Part of the problem lies in the paradox of church culture: the very place that proclaims grace often builds environments of perfection. Like a family portrait where everyone must smile even when dad is furious and mom is weary, church sometimes asks us to curate our Christianity instead of confess our chaos.
Authenticity becomes the first casualty of expectation. We present curated versions of ourselves to gain acceptance, to avoid whispers, to escape the sting of spiritual suspicion. And in that act of editing ourselves, the air grows thinner, the room colder, the fellowship weaker.
Yet, this isn’t the whole story. Because while church can feel fake, it can also feel more real than any other place on earth. I remember moments when the choir was off-key, the pastor stuttered, and the building smelled faintly of mildew, and yet the Spirit was so thick you could almost taste it. There is an undeniable tension here: church is both divine and human, holy and hypocritical, sanctuary and stage. To demand it be purely one or the other is to miss the truth—it is both, because it is us.
We must name the forces that conspire to make church feel judgmental. One is fear: fear that if sin is too openly acknowledged, the whole fragile edifice of faith might crack. So people police each other’s behavior like anxious guards at the gate, hoping to preserve the image of holiness by pointing out specks in their brother’s eye.
Another is pride: the subtle intoxication of being on the “inside,” the self-satisfaction of knowing the right verses, the right rituals, the right rhetoric. Pride turns pews into pedestals and pulpits into platforms of superiority. And still another force is pain: hurt people hurting people, wounded hearts weaponizing scripture not as balm but as blade.
I have felt the sting of church hurt. I have heard gossip whispered behind the veil of “prayer requests.” I have seen leadership cloaked in charisma but devoid of compassion. It can crush you. It can make you want to walk out the door and never return. And many do.
The statistics tell the story of disillusionment, of younger generations who feel that church is more about rules than redemption, more about appearances than authenticity. And I don’t blame them. I understand why someone would rather seek God under a starry sky than beneath fluorescent lights in a judgmental hall.
And yet, I still go back. Why? Because I have also seen the church feed the hungry, sit beside the grieving, weep with the addict, embrace the outcast. I have seen authenticity break through the performance like sunlight through stained glass, dazzling and pure. I have seen pastors confess their own sin, congregations rally around the hurting, people shed their masks and tell the truth. When church stops pretending, it becomes powerful. When church allows brokenness into its liturgy, grace has space to breathe.

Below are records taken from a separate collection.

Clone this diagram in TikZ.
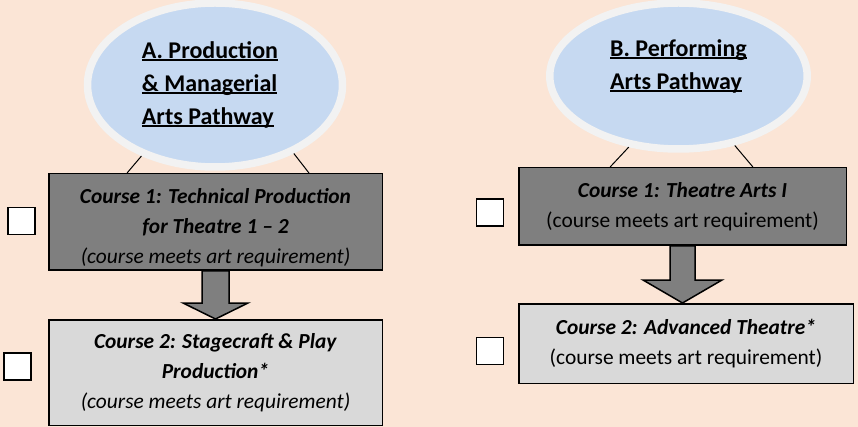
\documentclass[tikz,border=0pt]{standalone}
\usepackage{fontspec}
\setmainfont{Carlito}
\usetikzlibrary{shapes.geometric,calc}

\definecolor{peachbg}{HTML}{FBE5D6}
\definecolor{pathblue}{HTML}{C6D9F1}
\definecolor{pathrim}{HTML}{F2F2F2}
\definecolor{coursedark}{HTML}{7F7F7F}
\definecolor{courselight}{HTML}{D9D9D9}

% thick word-style underline
\newcommand{\pathul}[1]{\setbox0\hbox{#1}\rlap{\rule[-2.6pt]{\wd0}{1.8pt}}\box0}

\begin{document}
\begin{tikzpicture}[
        %Environment config
        x=1pt, y=-1pt,
        font=\fontsize{21.4}{30}\selectfont,
        %Environment styles
        PathCfg/.style={
            ellipse,
            draw=pathrim,
            fill=pathblue,
            line width=7.5pt,
            inner sep=0pt
        },
        PathText/.style={
            font=\fontsize{24}{33}\selectfont\bfseries,
            align=left
        },
        CourseCfg/.style={
            draw,
            line width=1.5pt,
            inner sep=0pt,
            align=center
        },
        BoxCfg/.style={
            draw,
            fill=white,
            line width=1.6pt,
            minimum size=27pt,
            inner sep=0pt
        },
        ArrowCfg/.style={
            draw,
            fill=coursedark,
            line width=1.5pt
        }
    ]
    \fill[peachbg] (0,0) rectangle (858,427);
    \useasboundingbox (0,0) rectangle (858,427);

    % pathway A
    \path
        (215,85) node[PathCfg, minimum width=255pt, minimum height=164pt,
            label={[PathText, xshift=-5pt]center:{\pathul{A. Production}\\\pathul{\& Managerial}\\\pathul{Arts Pathway}}}](pathA){}
        (215.5,222) node[CourseCfg, fill=coursedark, minimum width=333.5pt, minimum height=96.5pt,
            label={[align=center, yshift=-6pt]center:{\textbf{\textit{Course 1: Technical Production}}\\\textbf{\textit{for Theatre 1 – 2}}\\\textit{(course meets art requirement)}}}](courseA1){}
        (215.5,372.5) node[CourseCfg, fill=courselight, minimum width=333.5pt, minimum height=105.5pt]
            (courseA2){\textbf{\textit{Course 2: Stagecraft \& Play}}\\\textbf{\textit{Production*}}\\\textit{(course meets art requirement)}}
        (21.5,221) node[BoxCfg](tickA1){}
        (17.5,366.5) node[BoxCfg](tickA2){};

    % pathway B
    \path
        (678.5,76) node[PathCfg, minimum width=257.5pt, minimum height=146pt,
            label={[PathText, yshift=9.5pt]center:{\pathul{B. Performing}\\\pathul{Arts Pathway}}}](pathB){}
        (682.5,206.5) node[CourseCfg, fill=coursedark, minimum width=327.5pt, minimum height=77.5pt]
            (courseB1){\textbf{\textit{Course 1: Theatre Arts I}}\\(course meets art requirement)}
        (686,343.5) node[CourseCfg, fill=courselight, minimum width=334.5pt, minimum height=79.5pt]
            (courseB2){\textbf{\textit{Course 2: Advanced Theatre*}}\\(course meets art requirement)}
        (490,212.5) node[BoxCfg](tickB1){}
        (490,351) node[BoxCfg](tickB2){};

    \draw[line width=1pt]
        (pathA.224.6) -- ($(courseA1.north west)!0.236!(courseA1.north east)$)
        (pathA.-41.9) -- ($(courseA1.north west)!0.779!(courseA1.north east)$)
        (pathB.235.8) -- ($(courseB1.north west)!0.28!(courseB1.north east)$)
        (pathB.-51.4) -- ($(courseB1.north west)!0.714!(courseB1.north east)$);

    \draw[ArrowCfg]
        ([xshift=-13.5pt]courseA1.south) -- ++(0,32) -- ++(-19,0)
            -- (courseA1.south |- courseA2.north) -- ++(32.5,-16) -- ++(-19,0) -- ++(0,-32) -- cycle
        ([xshift=-12.5pt]courseB1.south) -- ++(0,34) -- ++(-27,0)
            -- (courseB1.south |- courseB2.north) -- ++(39.5,-23) -- ++(-27,0) -- ++(0,-34) -- cycle;
\end{tikzpicture}
\end{document}
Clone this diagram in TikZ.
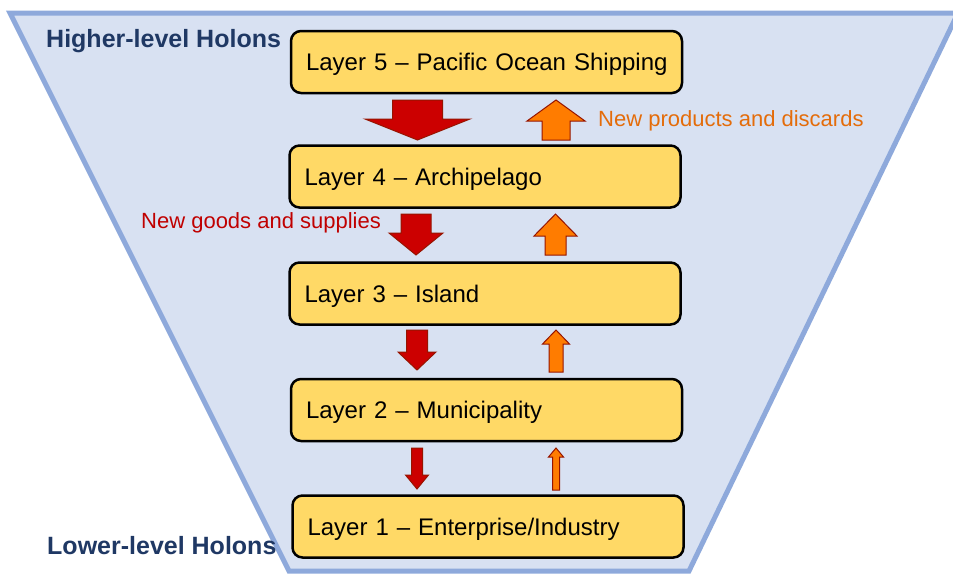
\documentclass[tikz,border=0pt]{standalone}
\usepackage{fontspec}
\setmainfont{Liberation Sans}
\usepackage{tikz}

\definecolor{funnelfill}{RGB}{216,225,242}
\definecolor{funneledge}{RGB}{142,169,219}
\definecolor{layeryellow}{RGB}{255,217,102}
\definecolor{holonblue}{RGB}{31,56,100}
\definecolor{goodsred}{RGB}{192,0,0}
\definecolor{discardorange}{RGB}{228,108,10}
\definecolor{downred}{RGB}{204,0,0}
\definecolor{uporange}{RGB}{255,124,0}
\definecolor{arrowedge}{RGB}{150,20,0}

\tikzset{
  layer/.style={draw=black, line width=2.5pt, fill=layeryellow, rounded corners=10pt,
    minimum width=391pt, minimum height=62pt, text width=361pt, inner xsep=15pt,
    outer sep=0pt, align=left, text height=17pt, text depth=0pt,
    font=\fontsize{24}{28}\selectfont},
  holon/.style={anchor=base west, inner sep=0pt, text=holonblue,
    font=\fontsize{25}{30}\selectfont\bfseries},
  flowlabel/.style={anchor=base west, inner sep=0pt, font=\fontsize{22}{26}\selectfont},
  downarrow/.style={fill=downred, draw=arrowedge, line width=1pt},
  uparrow/.style={fill=uporange, draw=arrowedge, line width=1pt},
}

% block arrows: x, top, tip, shaft half width, head half width, head length
\newcommand{\downblock}[6]{\draw[downarrow] ({#1-#4},#2) -- ({#1+#4},#2) -- ({#1+#4},{#3-#6}) -- ({#1+#5},{#3-#6}) -- (#1,#3) -- ({#1-#5},{#3-#6}) -- ({#1-#4},{#3-#6}) -- cycle;}
% x, bottom, tip, shaft half width, head half width, head length
\newcommand{\upblock}[6]{\draw[uparrow] ({#1-#4},#2) -- ({#1+#4},#2) -- ({#1+#4},{#3+#6}) -- ({#1+#5},{#3+#6}) -- (#1,#3) -- ({#1-#5},{#3+#6}) -- ({#1-#4},{#3+#6}) -- cycle;}

\begin{document}
\begin{tikzpicture}[x=1pt, y=-1pt]
        \useasboundingbox (0,0) rectangle (953,574);
        \draw [fill=funnelfill, draw=funneledge, line width=5pt] (10,13) -- (958,13) -- (689,571) -- (289,571) -- cycle;
        \node [layer] (5) at (486.5,62) {\mbox{Layer 5 -- Pacific Ocean Shipping}};
        \node [layer] (4) at (485,176.5) {\mbox{Layer 4 -- Archipelago}};
        \node [layer] (3) at (485,293.5) {\mbox{Layer 3 -- Island}};
        \node [layer] (2) at (486.5,410) {\mbox{Layer 2 -- Municipality}};
        \node [layer] (1) at (488,526.5) {\mbox{Layer 1 -- Enterprise/Industry}};
        \node [holon] (6) at (46,47) {Higher-level Holons};
        \node [holon] (7) at (47,554) {Lower-level Holons};
        \node [flowlabel, text=discardorange] (8) at (598,126) {New products and discards};
        \node [flowlabel, text=goodsred] (9) at (141,228) {New goods and supplies};
        \downblock{417.5}{100}{140}{25}{52.5}{21}
        \downblock{416}{214}{255}{15}{27}{22}
        \downblock{417}{330}{370}{10.5}{19}{18}
        \downblock{417}{448}{489}{5.5}{11.5}{14}
        \upblock{556}{140}{100}{14}{29}{21}
        \upblock{555.5}{255}{214}{10.5}{21.5}{22}
        \upblock{556}{372}{330}{7}{13.5}{14}
        \upblock{556}{490}{448}{3.5}{7.5}{9}
      \end{tikzpicture}
\end{document}
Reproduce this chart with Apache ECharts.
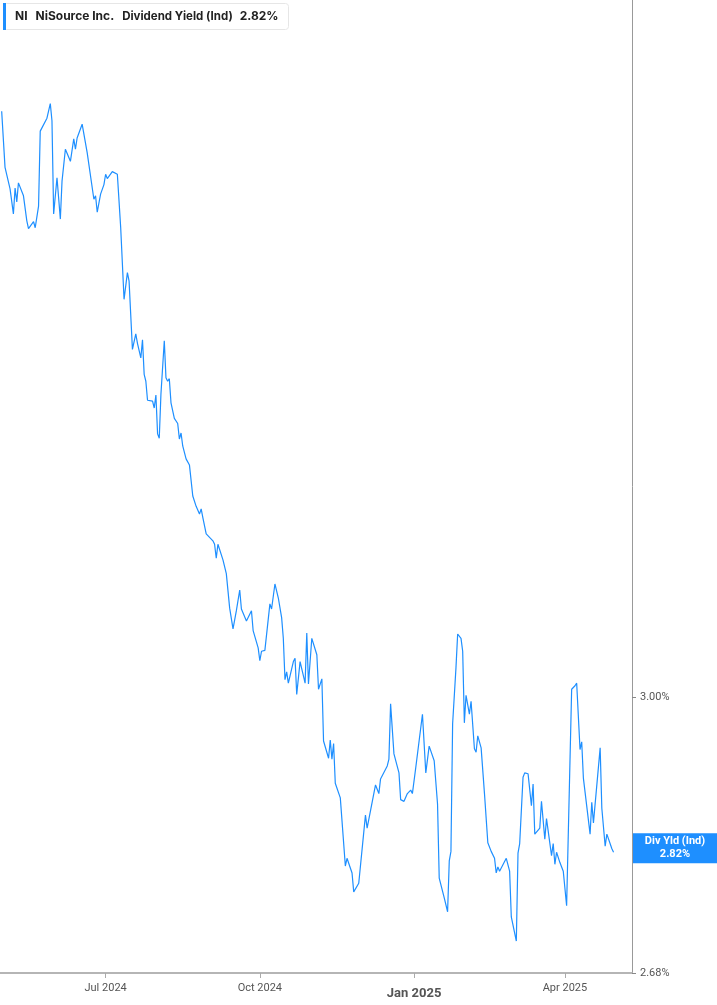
<!DOCTYPE html>
<html lang="en">
<head>
  <meta charset="UTF-8">
  <title>NI Dividend Yield (Ind)</title>
  <script src="https://cdn.jsdelivr.net/npm/echarts@6.0.0/dist/echarts.min.js"></script>
  <style>
    html, body { margin: 0; padding: 0; background: #fff; }
    #chart { width: 717px; height: 1005px; }
  </style>
</head>
<body>
<div id="chart"></div>
<script>
// dividend yield (%)
var dates = [
  '2024-04-30','2024-05-02','2024-05-05','2024-05-07','2024-05-08','2024-05-09','2024-05-10','2024-05-13','2024-05-15','2024-05-16',
  '2024-05-19','2024-05-20','2024-05-22','2024-05-23','2024-05-27','2024-05-29','2024-05-30','2024-05-31','2024-06-02','2024-06-04',
  '2024-06-05','2024-06-07','2024-06-10','2024-06-12','2024-06-13','2024-06-14','2024-06-17','2024-06-20','2024-06-21','2024-06-24',
  '2024-06-25','2024-06-26','2024-06-27','2024-06-28','2024-06-30','2024-07-01','2024-07-02','2024-07-05','2024-07-08','2024-07-10',
  '2024-07-12','2024-07-14','2024-07-15','2024-07-17','2024-07-18','2024-07-19','2024-07-20','2024-07-22','2024-07-23','2024-07-24',
  '2024-07-25','2024-07-26','2024-07-29','2024-07-30','2024-07-31','2024-08-01','2024-08-02','2024-08-03','2024-08-05','2024-08-06',
  '2024-08-07','2024-08-08','2024-08-09','2024-08-11','2024-08-13','2024-08-14','2024-08-15','2024-08-16','2024-08-18','2024-08-20',
  '2024-08-22','2024-08-24','2024-08-26','2024-08-27','2024-08-28','2024-08-29','2024-08-30','2024-09-03','2024-09-04','2024-09-05',
  '2024-09-06','2024-09-09','2024-09-11','2024-09-13','2024-09-15','2024-09-17','2024-09-19','2024-09-20','2024-09-23','2024-09-24',
  '2024-09-26','2024-09-27','2024-09-30','2024-10-01','2024-10-02','2024-10-04','2024-10-07','2024-10-08','2024-10-10','2024-10-12',
  '2024-10-14','2024-10-15','2024-10-16','2024-10-17','2024-10-18','2024-10-21','2024-10-22','2024-10-23','2024-10-24','2024-10-25',
  '2024-10-28','2024-10-29','2024-10-30','2024-10-31','2024-11-01','2024-11-04','2024-11-05','2024-11-07','2024-11-08','2024-11-11',
  '2024-11-12','2024-11-13','2024-11-14','2024-11-15','2024-11-18','2024-11-21','2024-11-22','2024-11-25','2024-11-26','2024-11-27',
  '2024-11-29','2024-12-03','2024-12-04','2024-12-05','2024-12-09','2024-12-10','2024-12-11','2024-12-12','2024-12-13','2024-12-16',
  '2024-12-17','2024-12-18','2024-12-20','2024-12-23','2024-12-24','2024-12-26','2024-12-28','2024-12-30','2024-12-31','2025-01-02',
  '2025-01-03','2025-01-06','2025-01-08','2025-01-10','2025-01-13','2025-01-15','2025-01-16','2025-01-19','2025-01-21','2025-01-22',
  '2025-01-23','2025-01-24','2025-01-26','2025-01-27','2025-01-29','2025-01-30','2025-01-31','2025-02-01','2025-02-03','2025-02-04',
  '2025-02-06','2025-02-07','2025-02-08','2025-02-10','2025-02-12','2025-02-14','2025-02-16','2025-02-18','2025-02-19','2025-02-20',
  '2025-02-21','2025-02-25','2025-02-27','2025-02-28','2025-03-03','2025-03-04','2025-03-05','2025-03-07','2025-03-08','2025-03-10',
  '2025-03-12','2025-03-13','2025-03-14','2025-03-17','2025-03-18','2025-03-20','2025-03-21','2025-03-24','2025-03-25','2025-03-26',
  '2025-03-27','2025-03-29','2025-03-31','2025-04-02','2025-04-05','2025-04-07','2025-04-08','2025-04-10','2025-04-11','2025-04-12',
  '2025-04-16','2025-04-17','2025-04-18','2025-04-22','2025-04-23','2025-04-25','2025-04-26','2025-04-29','2025-04-30'
];
var yieldValues = [
  3.679,3.614,3.589,3.560,3.590,3.574,3.596,3.581,3.552,3.543,
  3.551,3.544,3.569,3.656,3.671,3.688,3.668,3.560,3.602,3.554,
  3.598,3.635,3.621,3.647,3.635,3.648,3.664,3.631,3.631,3.577,
  3.581,3.562,3.563,3.583,3.594,3.606,3.601,3.609,3.606,3.544,
  3.461,3.492,3.482,3.403,3.403,3.421,3.410,3.393,3.414,3.374,
  3.366,3.344,3.343,3.335,3.350,3.305,3.300,3.351,3.413,3.370,
  3.366,3.369,3.341,3.323,3.317,3.299,3.306,3.291,3.276,3.269,
  3.233,3.221,3.212,3.218,3.208,3.210,3.189,3.181,3.177,3.161,
  3.177,3.159,3.143,3.103,3.079,3.100,3.124,3.102,3.088,3.089,
  3.100,3.077,3.057,3.042,3.053,3.054,3.108,3.102,3.131,3.115,
  3.092,3.068,3.020,3.029,3.016,3.041,3.045,3.003,3.005,3.041,
  3.016,3.074,3.015,3.015,3.068,3.049,3.009,3.021,2.949,2.929,
  2.950,2.928,2.946,2.900,2.883,2.804,2.813,2.796,2.774,2.774,
  2.784,2.863,2.848,2.848,2.898,2.899,2.888,2.905,2.904,2.920,
  2.928,2.992,2.934,2.912,2.881,2.879,2.888,2.892,2.888,2.918,
  2.917,2.980,2.912,2.943,2.926,2.876,2.790,2.767,2.751,2.810,
  2.821,2.969,3.034,3.073,3.068,3.053,2.970,3.002,2.980,2.995,
  2.940,2.936,2.955,2.941,2.888,2.831,2.821,2.813,2.796,2.803,
  2.798,2.813,2.798,2.745,2.717,2.819,2.830,2.907,2.912,2.911,
  2.874,2.899,2.841,2.848,2.879,2.835,2.859,2.816,2.830,2.806,
  2.820,2.808,2.798,2.758,3.009,3.013,3.016,2.939,2.948,2.906,
  2.841,2.878,2.854,2.941,2.871,2.827,2.841,2.824,2.820
];
var xTickDates = ['2024-07-01', '2024-10-01', '2025-01-01', '2025-04-01'];
var yTickValues = [2.68, 3.00];
var lastYield = 2.82;

var monthNames = ['Jan','Feb','Mar','Apr','May','Jun','Jul','Aug','Sep','Oct','Nov','Dec'];
var lineColor = '#1e8fff';

function toTime(s) { return Date.parse(s + 'T00:00:00Z'); }

var seriesData = dates.map(function (d, i) { return [toTime(d), yieldValues[i]]; });
var xTicks = xTickDates.map(toTime);
var xMin = toTime('2024-04-29');
var xMax = toTime('2025-05-11');

var myChart = echarts.init(document.getElementById('chart'), null, { width: 717, height: 1005 });

var option = {
  animation: false,
  textStyle: { fontFamily: 'Inter, Roboto, sans-serif' },
  title: {
    left: 3,
    top: 3,
    padding: [0, 10, 0, 0],
    borderColor: '#e6e6e6',
    borderWidth: 1,
    borderRadius: 3,
    text: '{bar|}{tk|NI}{nm|NiSource Inc.}{ms|Dividend Yield (Ind)}{val|' + lastYield.toFixed(2) + '%}',
    textStyle: {
      rich: {
        bar: { width: 3, height: 27, backgroundColor: lineColor },
        tk: { fontSize: 12, fontWeight: 'bold', color: '#222', padding: [0, 0, 0, 9] },
        nm: { fontSize: 12, fontWeight: 'bold', color: '#222', padding: [0, 0, 0, 8] },
        ms: { fontSize: 11.5, color: '#222', padding: [0, 0, 0, 8] },
        val: { fontSize: 12, fontWeight: 'bold', color: '#222', padding: [0, 0, 0, 7] }
      }
    }
  },
  grid: { left: 0, right: 85, top: 0, bottom: 32 },
  xAxis: {
    type: 'value',
    min: xMin,
    max: xMax,
    splitLine: { show: false },
    axisLine: { lineStyle: { color: '#b5b5b5', width: 2 } },
    axisTick: { show: true, length: 5, customValues: xTicks, lineStyle: { color: '#aaa' } },
    axisLabel: {
      customValues: xTicks,
      margin: 10,
      fontSize: 11,
      color: '#555',
      fontFamily: 'Roboto, sans-serif',
      formatter: function (val) {
        var d = new Date(val);
        var s = monthNames[d.getUTCMonth()] + ' ' + d.getUTCFullYear();
        return d.getUTCMonth() === 0 ? '{yr|' + s + '}' : s;
      },
      rich: {
        yr: { fontSize: 13, fontWeight: 'bold', color: '#555', padding: [4, 0, 0, 0], fontFamily: 'Roboto, sans-serif' }
      }
    }
  },
  yAxis: {
    type: 'value',
    position: 'right',
    min: 2.68,
    max: 3.808,
    splitLine: { show: false },
    axisLine: { show: true, lineStyle: { color: '#999' } },
    axisTick: { show: true, inside: false, length: 4, customValues: yTickValues, lineStyle: { color: '#888' } },
    axisLabel: {
      customValues: yTickValues,
      margin: 8,
      fontSize: 11,
      color: '#555',
      fontFamily: 'Roboto, sans-serif',
      formatter: function (v) { return v.toFixed(2) + '%'; }
    }
  },
  series: [
    {
      name: 'Div Yld (Ind)',
      type: 'line',
      data: seriesData,
      showSymbol: false,
      clip: false,
      lineStyle: { color: lineColor, width: 1.2 },
      markLine: {
        silent: true,
        symbol: ['none', 'none'],
        lineStyle: { color: 'rgba(0,0,0,0)', opacity: 1, width: 1 },
        label: {
          show: true,
          position: 'end',
          distance: 1,
          offset: [0, -4],
          opacity: 1,
          backgroundColor: lineColor,
          padding: [2, 0, 2, 0],
          formatter: '{t|Div Yld (Ind)}\n{t|' + lastYield.toFixed(2) + '%}',
          rich: {
            t: { width: 84, align: 'center', color: '#fff', fontWeight: 'bold', fontSize: 11, lineHeight: 13, fontFamily: 'Roboto, sans-serif' }
          }
        },
        data: [[{ coord: [xMin, lastYield] }, { coord: [xMax, lastYield] }]]
      }
    }
  ]
};

myChart.setOption(option);
</script>
</body>
</html>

Theologians speak of the church as both visible and invisible. The visible church is messy, flawed, scarred, subject to sin and scandal. The invisible church—the mystical body of Christ across ages and nations—is radiant, purified, and perfect. We live in the tension between the two. The danger is mistaking the visible for the whole, condemning the body of Christ for the failures of its members. And yet we must not excuse the fake with theological platitudes. To call out hypocrisy is not betrayal; it is an act of faith, because truth-telling is always the soil of revival.
I think about Jesus overturning the tables in the temple, furious not at sinners but at religious profiteers, at the smug, at the fake. His harshest words were always for the religious elite who weaponized holiness while neglecting love. If Christ walked into many of our sanctuaries today, I suspect He would still topple some tables, still call some leaders “whitewashed tombs,” still remind us that mercy, not sacrifice, is the heartbeat of God. And that comforts me, oddly—it tells me He sees the fakeness too, and He cares enough to confront it.
So why does church sometimes feel fake or judgmental? Because it is made of us. And we are fake, judgmental, insecure creatures stumbling after holiness. The church is not an escape from humanity but a collision with it. It is where saints and sinners share a pew, where grace and grit wrestle in the open. It is the most human institution and the most divine mystery at once. To expect it to be flawless is to expect the sea to be still. It will not be. But it can be navigated, and within its storms, treasures can still be found.
I’ve had to learn that authenticity in church doesn’t begin with others; it begins with me. If I walk in wearing my mask, I contribute to the performance. If I confess, if I weep, if I show up messy and real, I create the possibility for others to do the same. Judgmental atmospheres are starved not by silence but by honesty. The more we tell the truth, the less room there is for fakeness to thrive. Authenticity is contagious, a spark that can set the sanctuary ablaze.
And maybe that is what the world is waiting for—not churches that are flawless, but churches that are fearless in their honesty. Communities that admit doubt, confess sin, embrace imperfection, and extend compassion. Places where holiness is not measured by the volume of praise but by the depth of love. If church feels fake, perhaps it is because we have mistaken worship for performance, discipleship for branding, community for conformity. But it doesn’t have to stay that way.
I long for the day when someone walks into church with tattoos and trauma, and instead of whispers they hear, “Welcome home.” I long for pastors who preach not as performers but as fellow pilgrims, voices cracking under the weight of their own dependence on grace. I long for pews where confession is met not with condemnation but with communion. And I believe such churches exist. I’ve seen them. They are rare, like wildflowers in asphalt, but when you encounter them, you never forget.
Perhaps the deeper question is not “Why does church sometimes feel fake?” but “Why do we expect it to be anything else?” To gather humans under one roof and call them holy is to court disaster. And yet, God chooses it anyway. He chooses to work through the cracked, the flawed, the hypocritical, the judgmental. He chooses to show grace through the very people most in need of it. That is the scandal of the church, and the hope of it too.
So I keep walking through those doors, even when the air feels staged. I keep singing the songs, even when the melody sounds forced. I keep sitting beside the judgmental and the hypocritical, because I am one of them. And in that admission, perhaps, lies the seed of authenticity. For when I stop pretending, the church becomes real—not because it is perfect, but because it is honest. And honesty, I have found, is where grace always begins.